Required work:
Reproduce all the lines exactly as they stand, apart from the pictures.

--- Recorded information ---

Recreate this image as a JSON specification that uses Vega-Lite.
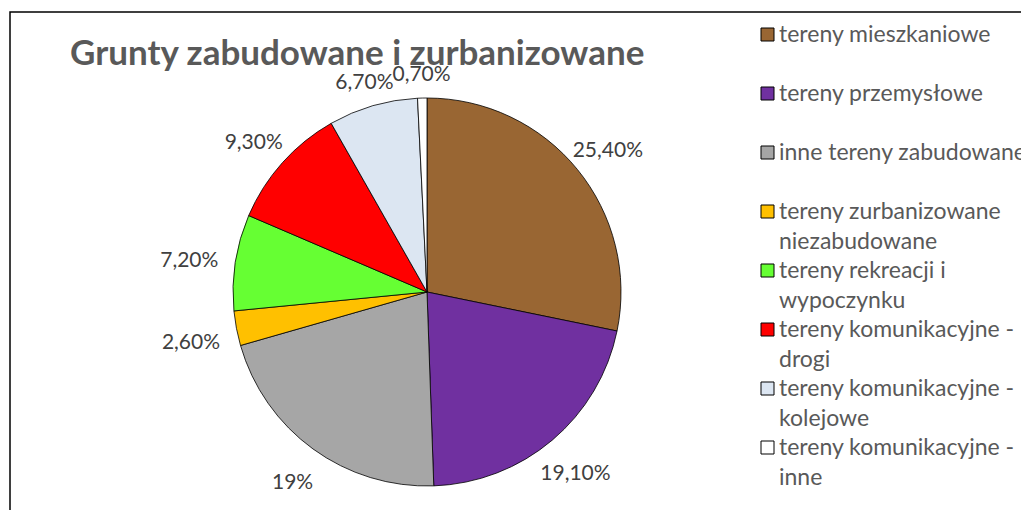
{
  "$schema": "https://vega.github.io/schema/vega-lite/v6.json",
  "autosize": {"type": "none"},
  "width": 1016,
  "height": 503,
  "padding": {"left": 10, "top": 12, "right": -5, "bottom": -5},
  "background": "white",
  "title": {
    "text": "Grunty zabudowane i zurbanizowane",
    "anchor": "start",
    "frame": "group",
    "offset": 0,
    "dx": 60,
    "dy": 60,
    "font": "Lato",
    "fontSize": 35,
    "fontWeight": "bold",
    "color": "#595959"
  },
  "config": {
    "view": {"stroke": "#000000", "strokeWidth": 1.5},
    "style": {"guide-label": {"lineHeight": 30}}
  },
  "data": {
    "values": [
      {"i": 1, "kategoria": "tereny mieszkaniowe", "udzial": 25.4, "etykieta": "25,40%"},
      {"i": 2, "kategoria": "tereny przemysłowe", "udzial": 19.1, "etykieta": "19,10%"},
      {"i": 3, "kategoria": "inne tereny zabudowane", "udzial": 19.0, "etykieta": "19%"},
      {"i": 4, "kategoria": "tereny zurbanizowane niezabudowane", "udzial": 2.6, "etykieta": "2,60%"},
      {"i": 5, "kategoria": "tereny rekreacji i wypoczynku", "udzial": 7.2, "etykieta": "7,20%"},
      {"i": 6, "kategoria": "tereny komunikacyjne - drogi", "udzial": 9.3, "etykieta": "9,30%"},
      {"i": 7, "kategoria": "tereny komunikacyjne - kolejowe", "udzial": 6.7, "etykieta": "6,70%"},
      {"i": 8, "kategoria": "tereny komunikacyjne - inne", "udzial": 0.7, "etykieta": "0,70%"}
    ]
  },
  "encoding": {
    "theta": {"field": "udzial", "type": "quantitative", "stack": true},
    "order": {"field": "i", "type": "quantitative"}
  },
  "layer": [
    {
      "mark": {"type": "arc", "outerRadius": 194, "stroke": "#000000", "strokeWidth": 0.8},
      "encoding": {
        "x": {"value": 417},
        "y": {"value": 280},
        "color": {
          "field": "kategoria",
          "type": "nominal",
          "sort": null,
          "scale": {
            "domain": ["tereny mieszkaniowe", "tereny przemysłowe", "inne tereny zabudowane", "tereny zurbanizowane niezabudowane", "tereny rekreacji i wypoczynku", "tereny komunikacyjne - drogi", "tereny komunikacyjne - kolejowe", "tereny komunikacyjne - inne"],
            "range": ["#996633", "#7030A0", "#A6A6A6", "#FFC000", "#66FF33", "#FF0000", "#DCE6F2", "#FFFFFF"]
          },
          "legend": {
            "orient": "none",
            "legendX": 746,
            "legendY": 11,
            "title": null,
            "symbolType": "square",
            "symbolSize": 169,
            "symbolStrokeColor": "#000000",
            "symbolStrokeWidth": 1,
            "labelFont": "Lato",
            "labelFontSize": 23,
            "labelColor": "#595959",
            "labelLimit": 500,
            "labelOffset": 0,
            "rowPadding": 5,
            "labelExpr": "indexof(datum.label, ' - ') > 0 ? [substring(datum.label, 0, indexof(datum.label, ' - ') + 2), substring(datum.label, indexof(datum.label, ' - ') + 3)] : datum.label == 'tereny zurbanizowane niezabudowane' ? ['tereny zurbanizowane', 'niezabudowane'] : datum.label == 'tereny rekreacji i wypoczynku' ? ['tereny rekreacji i', 'wypoczynku'] : [datum.label, ' ']"
          }
        }
      }
    },
    {
      "mark": {
        "type": "text",
        "font": "Lato",
        "fontSize": 21,
        "fill": "#404040",
        "radius": {"expr": "241*223/sqrt(pow(223*sin(scale('theta', (datum.udzial_start + datum.udzial_end)/2)), 2) + pow(241*cos(scale('theta', (datum.udzial_start + datum.udzial_end)/2)), 2))"}
      },
      "encoding": {
        "x": {"value": 417},
        "y": {"value": 286},
        "text": {"field": "etykieta", "type": "nominal"}
      }
    }
  ]
}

---

Response:
Recreate this image as a JSON specification that uses Vega-Lite.
{
  "$schema": "https://vega.github.io/schema/vega-lite/v6.json",
  "autosize": {"type": "none"},
  "width": 1016,
  "height": 503,
  "padding": {"left": 10, "top": 12, "right": -5, "bottom": -5},
  "background": "white",
  "title": {
    "text": "Grunty zabudowane i zurbanizowane",
    "anchor": "start",
    "frame": "group",
    "offset": 0,
    "dx": 60,
    "dy": 60,
    "font": "Lato",
    "fontSize": 35,
    "fontWeight": "bold",
    "color": "#595959"
  },
  "config": {
    "view": {"stroke": "#000000", "strokeWidth": 1.5},
    "style": {"guide-label": {"lineHeight": 30}}
  },
  "data": {
    "values": [
      {"i": 1, "kategoria": "tereny mieszkaniowe", "udzial": 25.4, "etykieta": "25,40%"},
      {"i": 2, "kategoria": "tereny przemysłowe", "udzial": 19.1, "etykieta": "19,10%"},
      {"i": 3, "kategoria": "inne tereny zabudowane", "udzial": 19.0, "etykieta": "19%"},
      {"i": 4, "kategoria": "tereny zurbanizowane niezabudowane", "udzial": 2.6, "etykieta": "2,60%"},
      {"i": 5, "kategoria": "tereny rekreacji i wypoczynku", "udzial": 7.2, "etykieta": "7,20%"},
      {"i": 6, "kategoria": "tereny komunikacyjne - drogi", "udzial": 9.3, "etykieta": "9,30%"},
      {"i": 7, "kategoria": "tereny komunikacyjne - kolejowe", "udzial": 6.7, "etykieta": "6,70%"},
      {"i": 8, "kategoria": "tereny komunikacyjne - inne", "udzial": 0.7, "etykieta": "0,70%"}
    ]
  },
  "encoding": {
    "theta": {"field": "udzial", "type": "quantitative", "stack": true},
    "order": {"field": "i", "type": "quantitative"}
  },
  "layer": [
    {
      "mark": {"type": "arc", "outerRadius": 194, "stroke": "#000000", "strokeWidth": 0.8},
      "encoding": {
        "x": {"value": 417},
        "y": {"value": 280},
        "color": {
          "field": "kategoria",
          "type": "nominal",
          "sort": null,
          "scale": {
            "domain": ["tereny mieszkaniowe", "tereny przemysłowe", "inne tereny zabudowane", "tereny zurbanizowane niezabudowane", "tereny rekreacji i wypoczynku", "tereny komunikacyjne - drogi", "tereny komunikacyjne - kolejowe", "tereny komunikacyjne - inne"],
            "range": ["#996633", "#7030A0", "#A6A6A6", "#FFC000", "#66FF33", "#FF0000", "#DCE6F2", "#FFFFFF"]
          },
          "legend": {
            "orient": "none",
            "legendX": 746,
            "legendY": 11,
            "title": null,
            "symbolType": "square",
            "symbolSize": 169,
            "symbolStrokeColor": "#000000",
            "symbolStrokeWidth": 1,
            "labelFont": "Lato",
            "labelFontSize": 23,
            "labelColor": "#595959",
            "labelLimit": 500,
            "labelOffset": 0,
            "rowPadding": 5,
            "labelExpr": "indexof(datum.label, ' - ') > 0 ? [substring(datum.label, 0, indexof(datum.label, ' - ') + 2), substring(datum.label, indexof(datum.label, ' - ') + 3)] : datum.label == 'tereny zurbanizowane niezabudowane' ? ['tereny zurbanizowane', 'niezabudowane'] : datum.label == 'tereny rekreacji i wypoczynku' ? ['tereny rekreacji i', 'wypoczynku'] : [datum.label, ' ']"
          }
        }
      }
    },
    {
      "mark": {
        "type": "text",
        "font": "Lato",
        "fontSize": 21,
        "fill": "#404040",
        "radius": {"expr": "241*223/sqrt(pow(223*sin(scale('theta', (datum.udzial_start + datum.udzial_end)/2)), 2) + pow(241*cos(scale('theta', (datum.udzial_start + datum.udzial_end)/2)), 2))"}
      },
      "encoding": {
        "x": {"value": 417},
        "y": {"value": 286},
        "text": {"field": "etykieta", "type": "nominal"}
      }
    }
  ]
}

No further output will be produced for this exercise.